Maxance Vincent from Cultured Vultures wrote: "I'll even go out on a limb and say that I had more fun watching Orphan: First Kill than I did the first one, and would highly recommend doing a double feature with both. They're some of the most fascinating horror films from a mainstream studio, and should hopefully reignite Hollywood's flame to make more horror movies that truly don't care about the audience's preconceived expectations and throw them off guard the minute they get comfortable. Now that's cinema, and you cannot convince me otherwise." Mark Hanson from Slant Magazine gave one out of four stars, writing: "William Brent Bell's film proves that not every horror concept has the potential to be franchised."

==Sequel==

In August 2022, when asked about his approach to making the sequel, Bell stated that there would need to be a third film in order for Orphan to be considered a franchise. Later, Fuhrman expressed interest in continuing to portray the character in additional films. Bell later stated that should the prequel prove to be successful, a third film could be developed. The filmmaker expressed interest in exploring a darker third installment that would complete a full story of Leena Klammer/Esther, while stating that there could be multiple sequels:
...Isabelle [Fuhrman] is so passionate about the character – [she] can play this character forever… there's a lot to that character, and I think in the future stories, she would probably become a bit more cold-hearted again.

Fuhrman confirmed that discussions for a third film, among the creatives and studio are ongoing, stating that there would not be another "13 years this time around" before a sequel is developed. In December 2023, it was announced that a third film was officially in development. William Brent Bell will once again serve as director, while David Coggeshall will return as screenwriter. The filmmaker stated that Isabelle Fuhrman is also slated to reprise her starring role as the main character.

In November 2024, Dark Castle announced that a third film had been green-lit by Lionsgate, which would launch the project at the American Film Market.
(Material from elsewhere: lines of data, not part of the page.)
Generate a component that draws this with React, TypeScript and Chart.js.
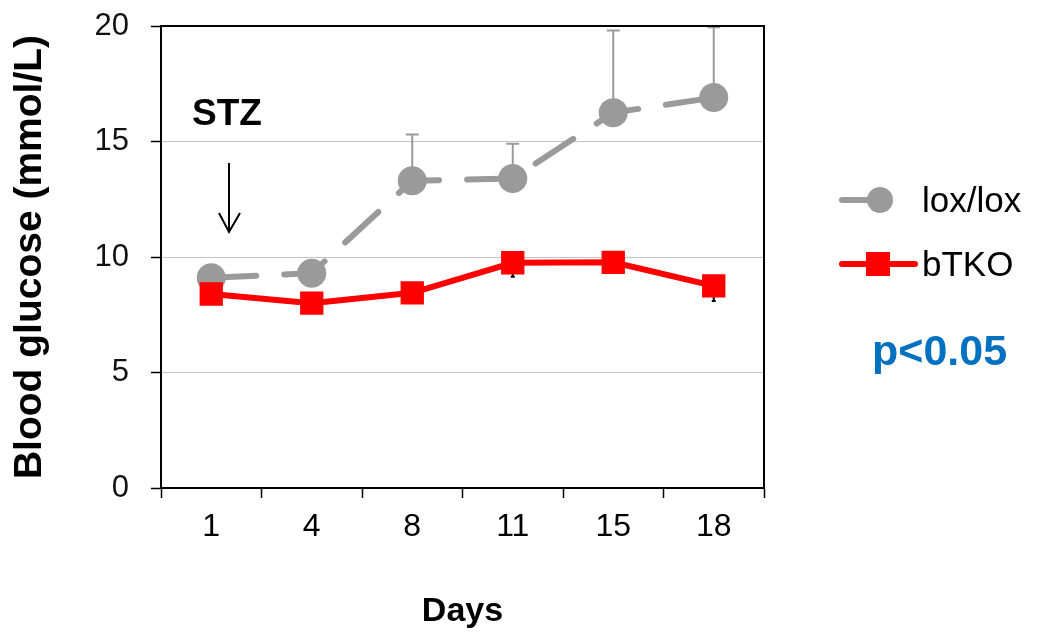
import React, { useEffect, useRef } from 'react';
import { Chart, registerables } from 'chart.js';

Chart.register(...registerables);

const days = ['1', '4', '8', '11', '15', '18'];
const loxMean = [9.1, 9.3, 13.3, 13.4, 16.25, 16.9];
const loxUpper = [9.6, 9.55, 15.3, 14.9, 19.8, 19.95];
const btkoMean = [8.4, 8.0, 8.45, 9.75, 9.77, 8.75];
const btkoLower = [8.0, 7.6, 8.05, 9.15, 9.4, 8.1];
const yTicks = [0, 5, 10, 15, 20];

const FONT = '"Liberation Sans", Arial, sans-serif';
const GRAY = '#9a9a9a';
const RED = '#ff0000';

const errorBars = {
  id: 'errorBars',
  beforeDatasetsDraw(chart: any) {
    const { ctx, scales } = chart;
    const xs = scales.x;
    const ys = scales.y;
    const draw = (means: number[], ends: number[], color: string, cap: number) => {
      ctx.save();
      ctx.strokeStyle = color;
      ctx.lineWidth = 2;
      means.forEach((m, i) => {
        const x = xs.getPixelForValue(i);
        const y1 = ys.getPixelForValue(m);
        const y2 = ys.getPixelForValue(ends[i]);
        ctx.beginPath();
        ctx.moveTo(x, y1);
        ctx.lineTo(x, y2);
        ctx.moveTo(x - cap / 2, y2);
        ctx.lineTo(x + cap / 2, y2);
        ctx.stroke();
      });
      ctx.restore();
    };
    draw(loxMean, loxUpper, GRAY, 13);
    draw(btkoMean, btkoLower, '#000000', 4);
  },
};

const decorations = {
  id: 'decorations',
  afterDraw(chart: any) {
    const { ctx, chartArea } = chart;
    ctx.save();
    ctx.strokeStyle = '#000';
    ctx.lineWidth = 2;
    ctx.beginPath();
    ctx.moveTo(chartArea.left, chartArea.top);
    ctx.lineTo(chartArea.right, chartArea.top);
    ctx.lineTo(chartArea.right, chartArea.bottom);
    ctx.stroke();

    ctx.fillStyle = '#000';
    ctx.font = `bold 37px ${FONT}`;
    ctx.textBaseline = 'alphabetic';
    ctx.textAlign = 'left';
    ctx.fillText('STZ', 192, 125);
    ctx.lineWidth = 2;
    ctx.beginPath();
    ctx.moveTo(229, 163);
    ctx.lineTo(229, 232);
    ctx.moveTo(219, 213);
    ctx.lineTo(229, 232);
    ctx.lineTo(240, 213);
    ctx.stroke();

    ctx.lineCap = 'round';
    ctx.strokeStyle = GRAY;
    ctx.lineWidth = 6;
    ctx.beginPath();
    ctx.moveTo(842, 200);
    ctx.lineTo(880, 200);
    ctx.stroke();
    ctx.fillStyle = GRAY;
    ctx.beginPath();
    ctx.arc(880, 200, 13, 0, Math.PI * 2);
    ctx.fill();

    ctx.strokeStyle = RED;
    ctx.beginPath();
    ctx.moveTo(842, 264);
    ctx.lineTo(915, 264);
    ctx.stroke();
    ctx.fillStyle = RED;
    ctx.fillRect(866, 252, 24, 24);

    ctx.fillStyle = '#000';
    ctx.font = `35px ${FONT}`;
    ctx.fillText('lox/lox', 922, 212);
    ctx.fillText('bTKO', 922, 276);

    ctx.fillStyle = '#0070C0';
    ctx.font = `bold 43px ${FONT}`;
    ctx.fillText('p<0.05', 872, 365);
    ctx.restore();
  },
};

export default function App() {
  const ref = useRef<HTMLCanvasElement>(null);

  useEffect(() => {
    document.body.style.margin = '0';
    if (!ref.current) return;
    const chart = new Chart(ref.current, {
      type: 'line',
      data: {
        labels: days,
        datasets: [
          {
            label: 'lox/lox',
            data: loxMean,
            borderColor: GRAY,
            backgroundColor: GRAY,
            borderWidth: 6,
            borderDash: [45, 28],
            borderCapStyle: 'round',
            pointRadius: 14.5,
            pointBackgroundColor: GRAY,
            pointBorderWidth: 0,
            pointHoverRadius: 14.5,
            order: 1,
          },
          {
            label: 'bTKO',
            data: btkoMean,
            borderColor: RED,
            backgroundColor: RED,
            borderWidth: 6,
            pointStyle: 'rect',
            pointRadius: 16.5,
            pointBackgroundColor: RED,
            pointBorderWidth: 0,
            pointHoverRadius: 16.5,
            order: 0,
          },
        ],
      },
      options: {
        animation: false,
        responsive: false,
        events: [],
        layout: { padding: { top: 26, right: 274, left: 0, bottom: 0 } },
        plugins: {
          legend: { display: false },
          tooltip: { enabled: false },
        },
        scales: {
          x: {
            type: 'category',
            offset: true,
            afterFit: (s: any) => {
              s.height = 148;
              s.paddingLeft = 0;
              s.paddingRight = 0;
            },
            grid: {
              offset: true,
              drawOnChartArea: false,
              drawTicks: true,
              tickLength: 10,
              tickColor: '#000',
              tickWidth: 1.5,
            },
            border: { display: true, color: '#000', width: 2 },
            ticks: {
              color: '#000',
              padding: 10,
              font: { family: FONT, size: 32, lineHeight: 1.2 },
              maxRotation: 0,
            },
            title: {
              display: true,
              text: 'Days',
              color: '#000',
              font: { family: FONT, size: 34, weight: 'bold', lineHeight: 1.2 },
              padding: { top: 0, bottom: 4 },
            },
          },
          y: {
            min: 0,
            max: 20,
            afterFit: (s: any) => {
              s.width = 161;
              s.paddingTop = 0;
              s.paddingBottom = 0;
            },
            afterBuildTicks: (s: any) => {
              s.ticks = yTicks.map((v) => ({ value: v }));
            },
            grid: {
              color: '#c4c4c4',
              lineWidth: 1,
              drawTicks: true,
              tickLength: 10,
              tickColor: '#000',
              tickWidth: 1.5,
            },
            border: { display: true, color: '#000', width: 2 },
            ticks: {
              color: '#111',
              padding: 22,
              font: { family: FONT, size: 31, lineHeight: 1.2 },
            },
            title: {
              display: true,
              text: 'Blood glucose (mmol/L)',
              color: '#000',
              font: { family: FONT, size: 39, weight: 'bold', lineHeight: 1.2 },
              padding: { top: 7, bottom: 0 },
            },
          },
        },
      },
      plugins: [errorBars, decorations],
    } as any);
    return () => chart.destroy();
  }, []);

  return (
    <div style={{ width: 1038, height: 636, position: 'relative', background: '#fff' }}>
      <canvas ref={ref} width={1038} height={636} />
    </div>
  );
}
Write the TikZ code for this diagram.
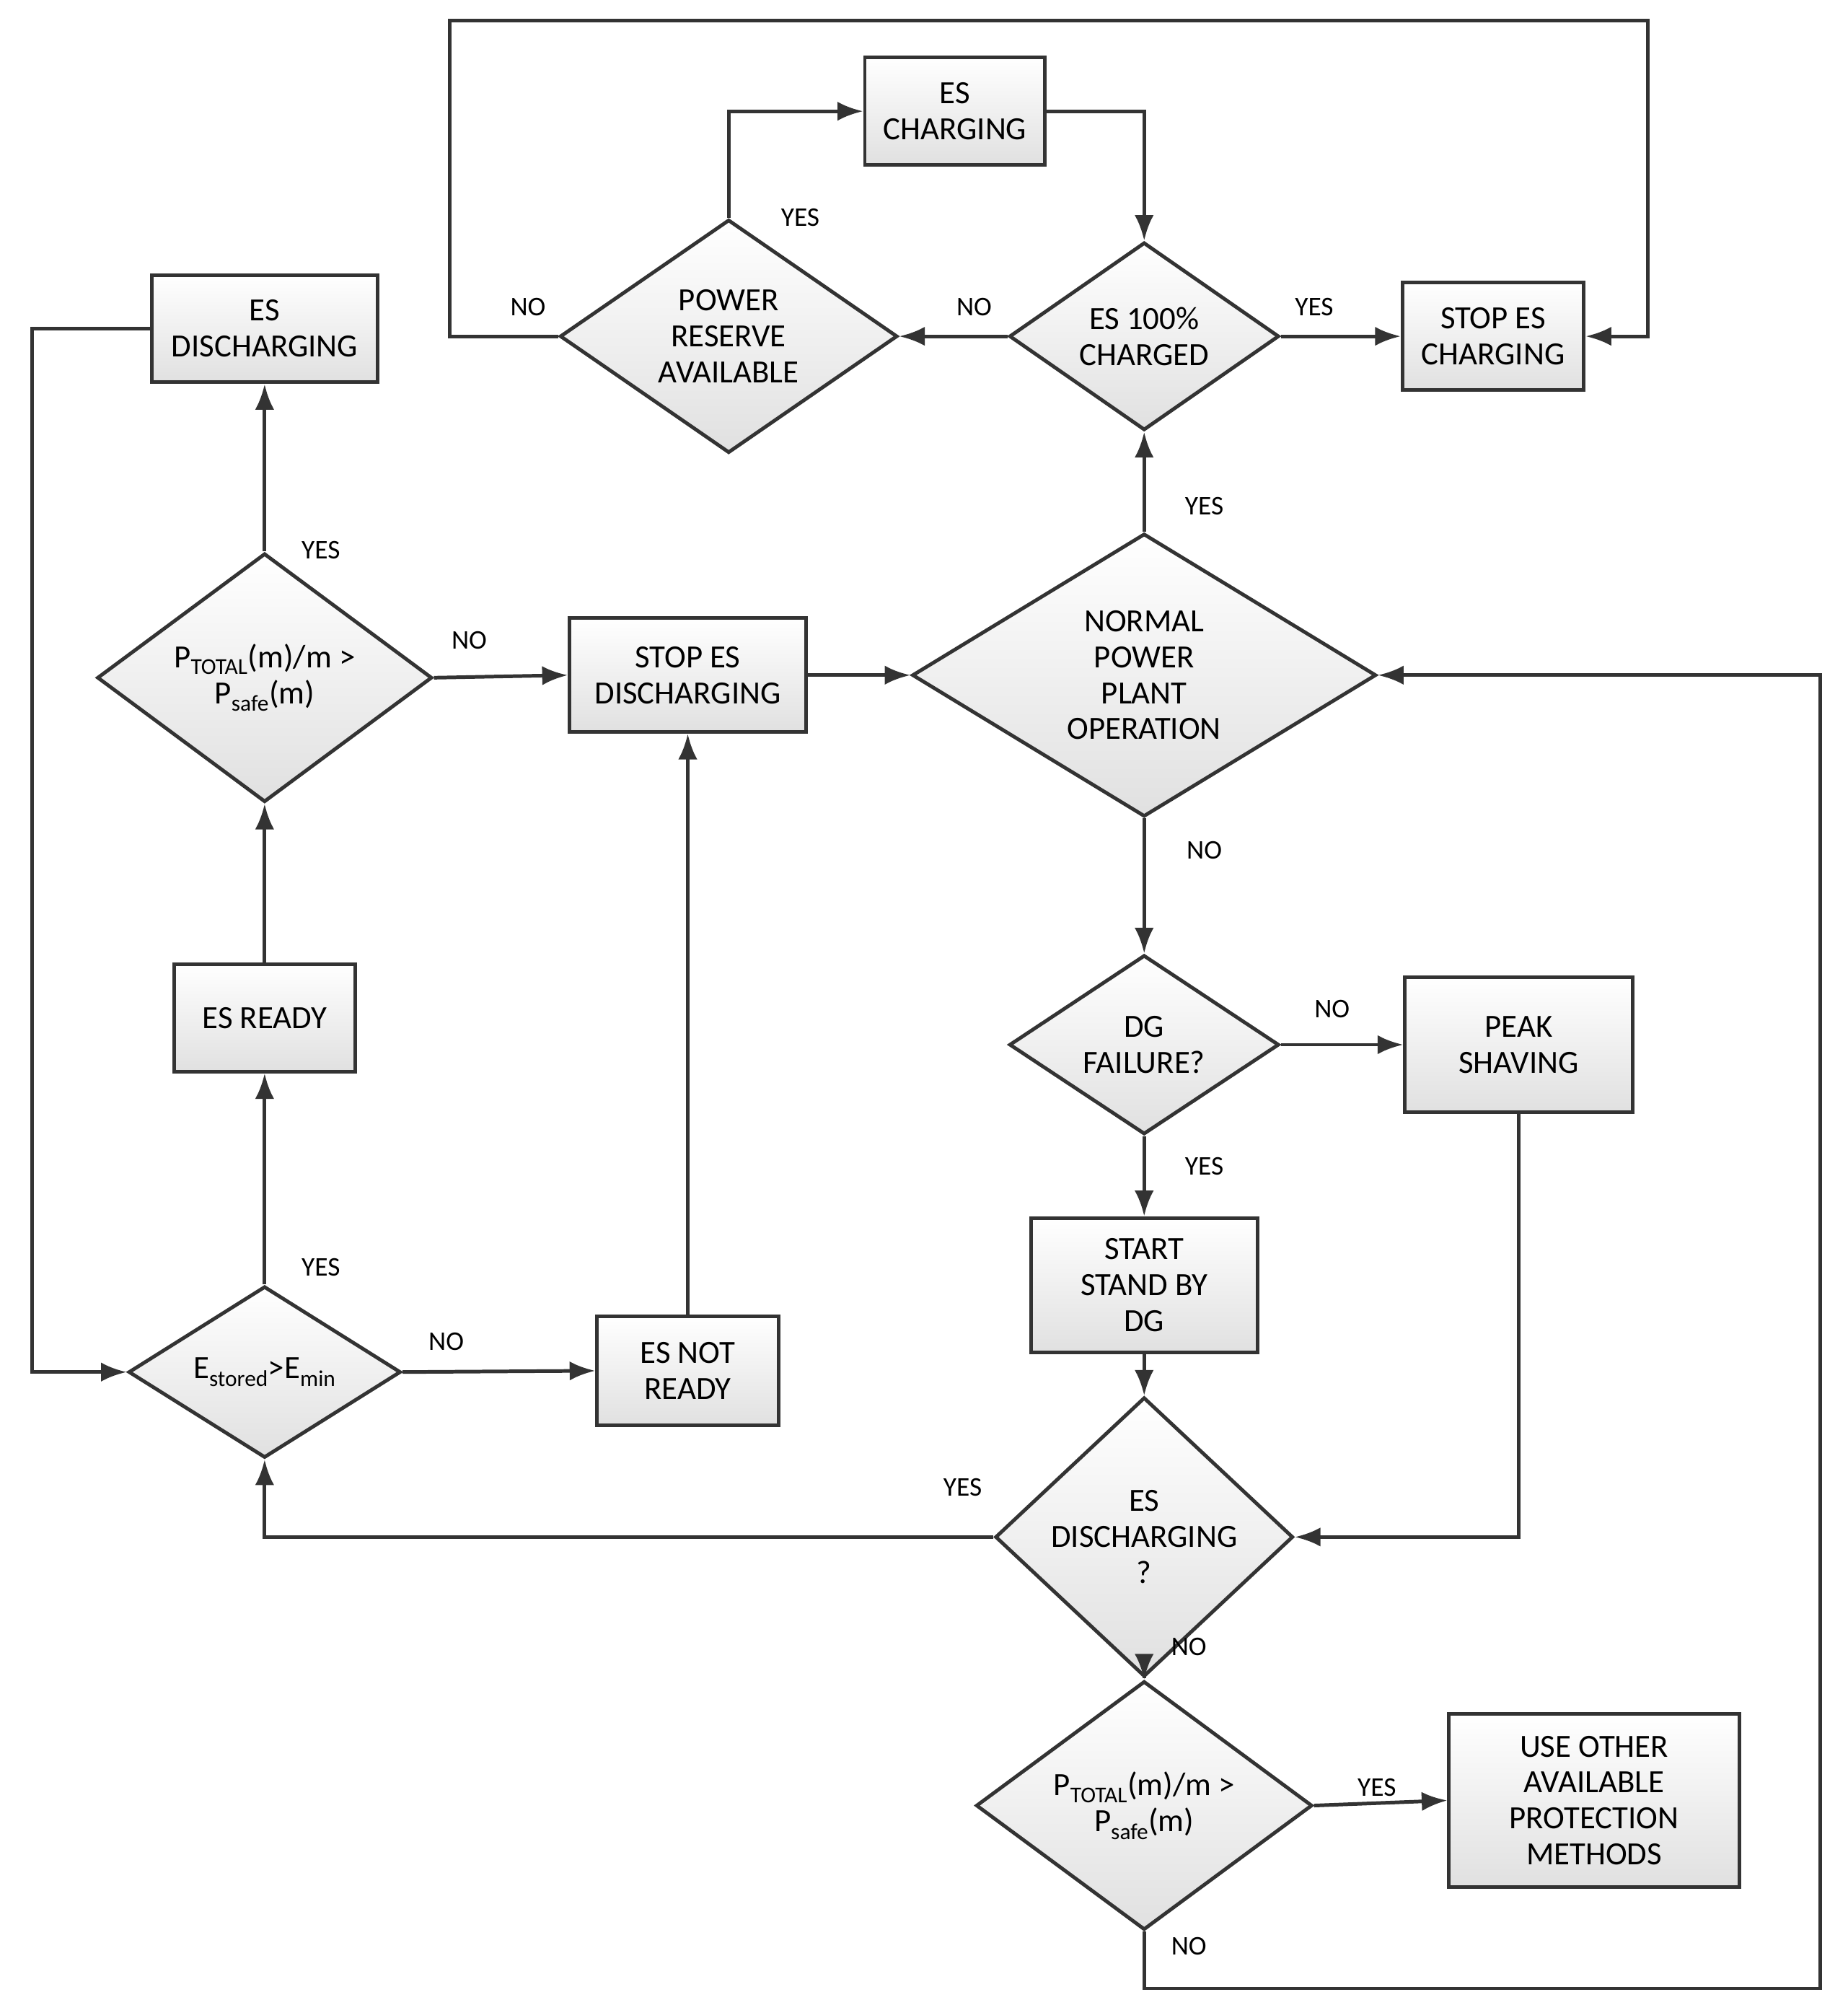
\documentclass[tikz,border=0pt]{standalone}
\usepackage{fontspec}
\setmainfont{Carlito}
\usetikzlibrary{shapes.geometric,arrows.meta}
\begin{document}
\begin{tikzpicture}[x=0.05cm,y=-0.05cm,
  every node/.style={font=\fontsize{36}{40}\selectfont},
  sh/.style={draw=black!80,line width=4pt,top color=white,bottom color=black!12,align=center,inner sep=0pt},
  box/.style={sh,rectangle},
  dia/.style={sh,diamond,aspect=1},
  lab/.style={font=\fontsize{30}{34}\selectfont},
  ar/.style={draw=black!80,line width=4pt,-{Latex[length=1cm,width=0.75cm]}},
  ln/.style={draw=black!80,line width=4pt}]
\useasboundingbox (0,0) rectangle (1445,1568);
\node[box,minimum width=7.05cm,minimum height=4.2cm] (esc) at (747,87) {ES\\CHARGING};
\node[dia,minimum width=13.2cm,minimum height=7.8cm] (pr) at (570,263) {POWER\\RESERVE\\AVAILABLE};
\node[dia,minimum width=10.55cm,minimum height=6.25cm] (e100) at (895,263) {ES 100\%\\CHARGED};
\node[box,minimum width=7.1cm,minimum height=4.2cm] (stc) at (1168,263) {STOP ES\\CHARGING};
\node[box,minimum width=8.85cm,minimum height=4.2cm] (esd) at (207,257) {ES\\DISCHARGING};
\node[dia,minimum width=13.1cm,minimum height=7.75cm] (p1) at (207,530) {P\textsubscript{TOTAL}(m)/m >\\P\textsubscript{safe}(m)};
\node[box,minimum width=9.25cm,minimum height=4.45cm] (std) at (538,528) {STOP ES\\DISCHARGING};
\node[dia,minimum width=18.15cm,minimum height=10.7cm] (norm) at (895,528) {NORMAL\\POWER\\PLANT\\OPERATION};
\node[dia,minimum width=10.55cm,minimum height=6.25cm] (dg) at (895,817) {DG\\FAILURE?};
\node[box,minimum width=8.9cm,minimum height=5.25cm] (peak) at (1188,817) {PEAK\\SHAVING};
\node[box,minimum width=8.85cm,minimum height=5.25cm] (start) at (895,1005) {START\\STAND BY\\DG};
\node[dia,minimum width=11.65cm,minimum height=6.85cm] (esq) at (895,1202) {ES\\DISCHARGING\\?};
\node[dia,minimum width=13.15cm,minimum height=7.75cm] (p2) at (895,1412) {P\textsubscript{TOTAL}(m)/m >\\P\textsubscript{safe}(m)};
\node[box,minimum width=11.35cm,minimum height=6.75cm] (use) at (1247,1408) {USE OTHER\\AVAILABLE\\PROTECTION\\METHODS};
\node[box,minimum width=7.1cm,minimum height=4.2cm] (rdy) at (207,796) {ES READY};
\node[dia,minimum width=10.65cm,minimum height=6.3cm] (est) at (207,1073) {E\textsubscript{stored}>E\textsubscript{min}};
\node[box,minimum width=7.1cm,minimum height=4.25cm] (nrdy) at (538,1072) {ES NOT\\READY};
\coordinate (c1) at (352,263);\coordinate (c2) at (352,16);\coordinate (c3) at (1289,16);\coordinate (c4) at (1289,263);
\coordinate (d1) at (25,257);\coordinate (d2) at (25,1073);
\coordinate (f1) at (895,1555);\coordinate (f2) at (1424,1555);\coordinate (f3) at (1424,528);
\draw[ar] (pr.north) |- (esc.west);
\draw[ar] (esc.east) -| (e100.north);
\draw[ar] (e100.west) -- (pr.east);
\draw[ar] (e100.east) -- (stc.west);
\draw[ar] (pr.west) -- (c1) -- (c2) -- (c3) -- (c4) -- (stc.east);
\draw[ar] (esd.west) -- (d1) -- (d2) -- (est.west);
\draw[ar] (norm.north) -- (e100.south);
\draw[ar] (norm.south) -- (dg.north);
\draw[ar] (dg.east) -- (peak.west);
\draw[ar] (dg.south) -- (start.north);
\draw[ar] (start.south) -- (esq.north);
\draw[ar] (peak.south) |- (esq.east);
\draw[ar] (esq.west) -| (est.south);
\draw[ar] (esq.south) -- (p2.north);
\draw[ar] (p2.east) -- (use.west);
\draw[ar] (p2.south) -- (f1) -- (f2) -- (f3) -- (norm.east);
\draw[ar] (est.north) -- (rdy.south);
\draw[ar] (est.east) -- (nrdy.west);
\draw[ar] (nrdy.north) -- (std.south);
\draw[ar] (rdy.north) -- (p1.south);
\draw[ar] (p1.north) -- (esd.south);
\draw[ar] (p1.east) -- (std.west);
\draw[ar] (std.east) -- (norm.west);
\node[lab] (l1) at (626,170) {YES};
\node[lab] (l2) at (762,240) {NO};
\node[lab] (l3) at (1028,240) {YES};
\node[lab] (l4) at (413,240) {NO};
\node[lab] (l5) at (942,396) {YES};
\node[lab] (l6) at (942,665) {NO};
\node[lab] (l7) at (1042,789) {NO};
\node[lab] (l8) at (942,912) {YES};
\node[lab] (l9) at (753,1163) {YES};
\node[lab] (l10) at (930,1288) {NO};
\node[lab] (l11) at (1077,1398) {YES};
\node[lab] (l12) at (930,1522) {NO};
\node[lab] (l13) at (251,991) {YES};
\node[lab] (l14) at (349,1049) {NO};
\node[lab] (l15) at (251,430) {YES};
\node[lab] (l16) at (367,501) {NO};
\end{tikzpicture}
\end{document}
Brent Bell and Coggeshall is set to return as director and screenwriter, while Isabelle Fuhrman reprises her role as Esther. Fuhrman later expressed excitement, stating that the quality of the script is what convinced her to sign on to the project. By April 2025, the actress stated that the next installment will be an 'inbetweenquel' as it will depict separate events that take place after Orphan (2009), as well as the prequel Orphan: First Kill (2022). Filming began in November 2025 and was announced to be titled Orphans.